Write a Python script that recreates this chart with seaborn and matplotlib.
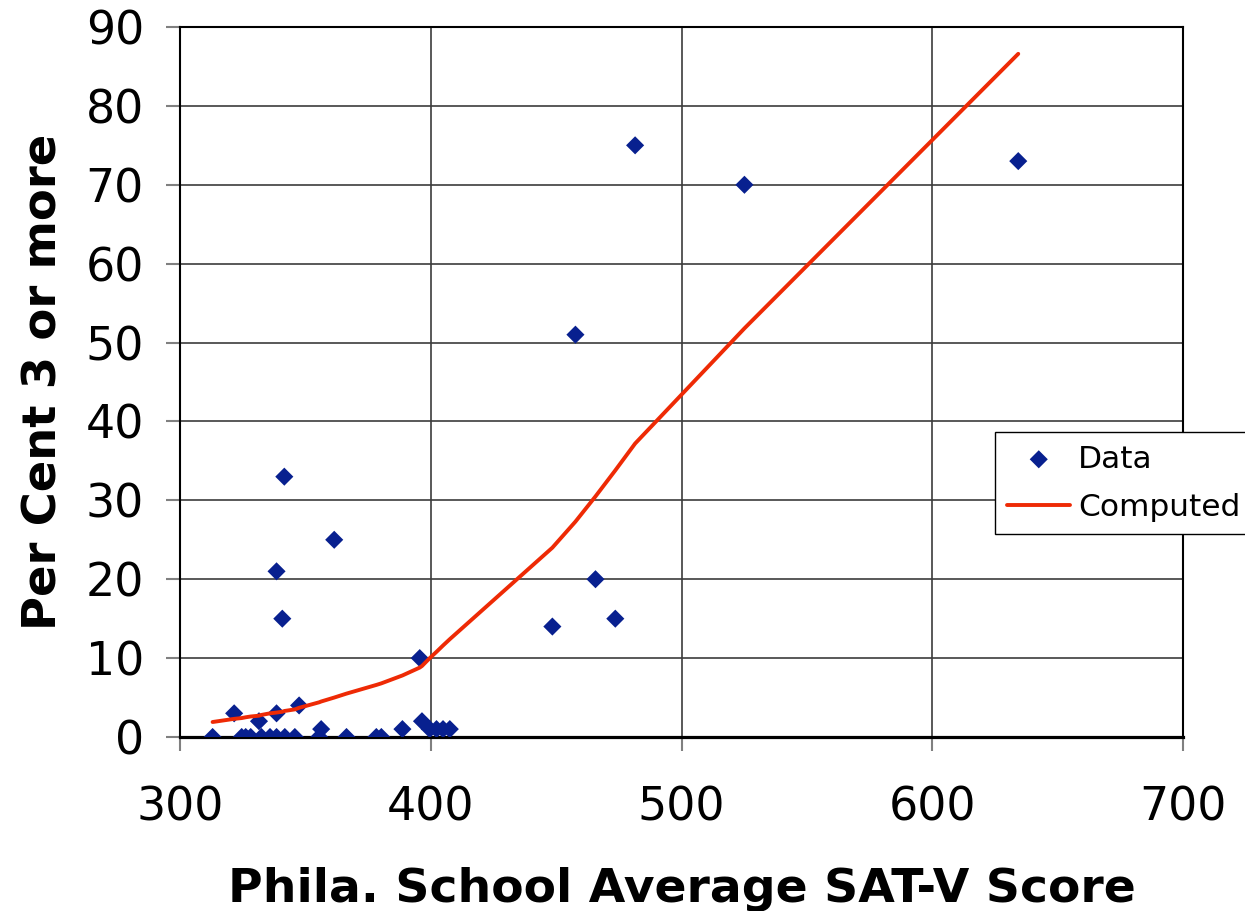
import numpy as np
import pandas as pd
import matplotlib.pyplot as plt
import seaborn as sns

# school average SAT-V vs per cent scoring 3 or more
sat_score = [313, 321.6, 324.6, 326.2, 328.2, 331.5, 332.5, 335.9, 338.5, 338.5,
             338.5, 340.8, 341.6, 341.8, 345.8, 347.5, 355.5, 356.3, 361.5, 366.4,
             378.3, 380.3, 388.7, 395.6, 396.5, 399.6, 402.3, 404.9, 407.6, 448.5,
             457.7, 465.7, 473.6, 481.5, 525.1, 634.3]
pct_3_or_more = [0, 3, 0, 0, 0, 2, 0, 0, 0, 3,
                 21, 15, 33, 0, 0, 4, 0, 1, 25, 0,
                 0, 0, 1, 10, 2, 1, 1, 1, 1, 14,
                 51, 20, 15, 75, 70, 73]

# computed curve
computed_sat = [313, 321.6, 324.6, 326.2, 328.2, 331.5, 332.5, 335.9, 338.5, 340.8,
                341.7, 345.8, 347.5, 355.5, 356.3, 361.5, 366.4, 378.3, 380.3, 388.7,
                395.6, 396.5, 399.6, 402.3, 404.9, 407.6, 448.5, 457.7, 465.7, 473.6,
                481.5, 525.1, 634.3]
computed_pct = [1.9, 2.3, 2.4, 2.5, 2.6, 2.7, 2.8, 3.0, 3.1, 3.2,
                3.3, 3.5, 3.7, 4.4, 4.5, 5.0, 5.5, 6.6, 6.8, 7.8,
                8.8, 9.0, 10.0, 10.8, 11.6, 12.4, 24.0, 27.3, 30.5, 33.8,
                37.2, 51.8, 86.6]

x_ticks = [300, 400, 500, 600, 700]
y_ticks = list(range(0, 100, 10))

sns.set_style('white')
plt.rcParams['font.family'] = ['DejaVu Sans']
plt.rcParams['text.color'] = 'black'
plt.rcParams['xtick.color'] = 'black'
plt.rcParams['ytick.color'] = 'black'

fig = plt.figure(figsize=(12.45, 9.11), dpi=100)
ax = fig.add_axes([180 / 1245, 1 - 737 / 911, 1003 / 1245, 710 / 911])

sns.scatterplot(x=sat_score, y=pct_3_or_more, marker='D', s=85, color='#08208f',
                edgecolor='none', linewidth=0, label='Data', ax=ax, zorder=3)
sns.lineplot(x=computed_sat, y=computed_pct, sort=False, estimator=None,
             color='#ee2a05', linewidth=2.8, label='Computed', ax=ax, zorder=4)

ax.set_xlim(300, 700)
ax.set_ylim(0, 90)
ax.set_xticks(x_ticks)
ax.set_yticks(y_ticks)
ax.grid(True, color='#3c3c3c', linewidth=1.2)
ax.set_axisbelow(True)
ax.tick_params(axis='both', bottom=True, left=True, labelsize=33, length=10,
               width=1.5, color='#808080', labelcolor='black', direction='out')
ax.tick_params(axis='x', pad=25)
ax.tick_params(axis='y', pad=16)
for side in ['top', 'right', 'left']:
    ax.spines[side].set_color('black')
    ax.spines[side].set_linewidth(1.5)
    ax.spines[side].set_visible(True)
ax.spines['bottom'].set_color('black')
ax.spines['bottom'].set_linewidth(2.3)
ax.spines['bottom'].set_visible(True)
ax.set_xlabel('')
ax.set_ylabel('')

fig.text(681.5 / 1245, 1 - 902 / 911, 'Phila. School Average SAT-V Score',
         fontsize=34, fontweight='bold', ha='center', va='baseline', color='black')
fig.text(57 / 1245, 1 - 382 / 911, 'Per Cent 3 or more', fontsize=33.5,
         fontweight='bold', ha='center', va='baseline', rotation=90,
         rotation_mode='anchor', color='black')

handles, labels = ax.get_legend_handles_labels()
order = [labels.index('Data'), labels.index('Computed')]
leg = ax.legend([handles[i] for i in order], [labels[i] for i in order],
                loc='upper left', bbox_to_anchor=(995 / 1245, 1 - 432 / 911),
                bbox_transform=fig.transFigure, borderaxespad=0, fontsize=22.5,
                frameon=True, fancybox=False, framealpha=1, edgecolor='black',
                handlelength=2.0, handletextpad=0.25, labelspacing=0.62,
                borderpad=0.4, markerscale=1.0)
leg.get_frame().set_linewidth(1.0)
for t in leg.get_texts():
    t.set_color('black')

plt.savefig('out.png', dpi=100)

—————

* Objective *
Return the listing above unchanged, apart from dropping its pictures.

* Completed exercise *
Write a Python script that recreates this chart with seaborn and matplotlib.
import numpy as np
import pandas as pd
import matplotlib.pyplot as plt
import seaborn as sns

# school average SAT-V vs per cent scoring 3 or more
sat_score = [313, 321.6, 324.6, 326.2, 328.2, 331.5, 332.5, 335.9, 338.5, 338.5,
             338.5, 340.8, 341.6, 341.8, 345.8, 347.5, 355.5, 356.3, 361.5, 366.4,
             378.3, 380.3, 388.7, 395.6, 396.5, 399.6, 402.3, 404.9, 407.6, 448.5,
             457.7, 465.7, 473.6, 481.5, 525.1, 634.3]
pct_3_or_more = [0, 3, 0, 0, 0, 2, 0, 0, 0, 3,
                 21, 15, 33, 0, 0, 4, 0, 1, 25, 0,
                 0, 0, 1, 10, 2, 1, 1, 1, 1, 14,
                 51, 20, 15, 75, 70, 73]

# computed curve
computed_sat = [313, 321.6, 324.6, 326.2, 328.2, 331.5, 332.5, 335.9, 338.5, 340.8,
                341.7, 345.8, 347.5, 355.5, 356.3, 361.5, 366.4, 378.3, 380.3, 388.7,
                395.6, 396.5, 399.6, 402.3, 404.9, 407.6, 448.5, 457.7, 465.7, 473.6,
                481.5, 525.1, 634.3]
computed_pct = [1.9, 2.3, 2.4, 2.5, 2.6, 2.7, 2.8, 3.0, 3.1, 3.2,
                3.3, 3.5, 3.7, 4.4, 4.5, 5.0, 5.5, 6.6, 6.8, 7.8,
                8.8, 9.0, 10.0, 10.8, 11.6, 12.4, 24.0, 27.3, 30.5, 33.8,
                37.2, 51.8, 86.6]

x_ticks = [300, 400, 500, 600, 700]
y_ticks = list(range(0, 100, 10))

sns.set_style('white')
plt.rcParams['font.family'] = ['DejaVu Sans']
plt.rcParams['text.color'] = 'black'
plt.rcParams['xtick.color'] = 'black'
plt.rcParams['ytick.color'] = 'black'

fig = plt.figure(figsize=(12.45, 9.11), dpi=100)
ax = fig.add_axes([180 / 1245, 1 - 737 / 911, 1003 / 1245, 710 / 911])

sns.scatterplot(x=sat_score, y=pct_3_or_more, marker='D', s=85, color='#08208f',
                edgecolor='none', linewidth=0, label='Data', ax=ax, zorder=3)
sns.lineplot(x=computed_sat, y=computed_pct, sort=False, estimator=None,
             color='#ee2a05', linewidth=2.8, label='Computed', ax=ax, zorder=4)

ax.set_xlim(300, 700)
ax.set_ylim(0, 90)
ax.set_xticks(x_ticks)
ax.set_yticks(y_ticks)
ax.grid(True, color='#3c3c3c', linewidth=1.2)
ax.set_axisbelow(True)
ax.tick_params(axis='both', bottom=True, left=True, labelsize=33, length=10,
               width=1.5, color='#808080', labelcolor='black', direction='out')
ax.tick_params(axis='x', pad=25)
ax.tick_params(axis='y', pad=16)
for side in ['top', 'right', 'left']:
    ax.spines[side].set_color('black')
    ax.spines[side].set_linewidth(1.5)
    ax.spines[side].set_visible(True)
ax.spines['bottom'].set_color('black')
ax.spines['bottom'].set_linewidth(2.3)
ax.spines['bottom'].set_visible(True)
ax.set_xlabel('')
ax.set_ylabel('')

fig.text(681.5 / 1245, 1 - 902 / 911, 'Phila. School Average SAT-V Score',
         fontsize=34, fontweight='bold', ha='center', va='baseline', color='black')
fig.text(57 / 1245, 1 - 382 / 911, 'Per Cent 3 or more', fontsize=33.5,
         fontweight='bold', ha='center', va='baseline', rotation=90,
         rotation_mode='anchor', color='black')

handles, labels = ax.get_legend_handles_labels()
order = [labels.index('Data'), labels.index('Computed')]
leg = ax.legend([handles[i] for i in order], [labels[i] for i in order],
                loc='upper left', bbox_to_anchor=(995 / 1245, 1 - 432 / 911),
                bbox_transform=fig.transFigure, borderaxespad=0, fontsize=22.5,
                frameon=True, fancybox=False, framealpha=1, edgecolor='black',
                handlelength=2.0, handletextpad=0.25, labelspacing=0.62,
                borderpad=0.4, markerscale=1.0)
leg.get_frame().set_linewidth(1.0)
for t in leg.get_texts():
    t.set_color('black')

plt.savefig('out.png', dpi=100)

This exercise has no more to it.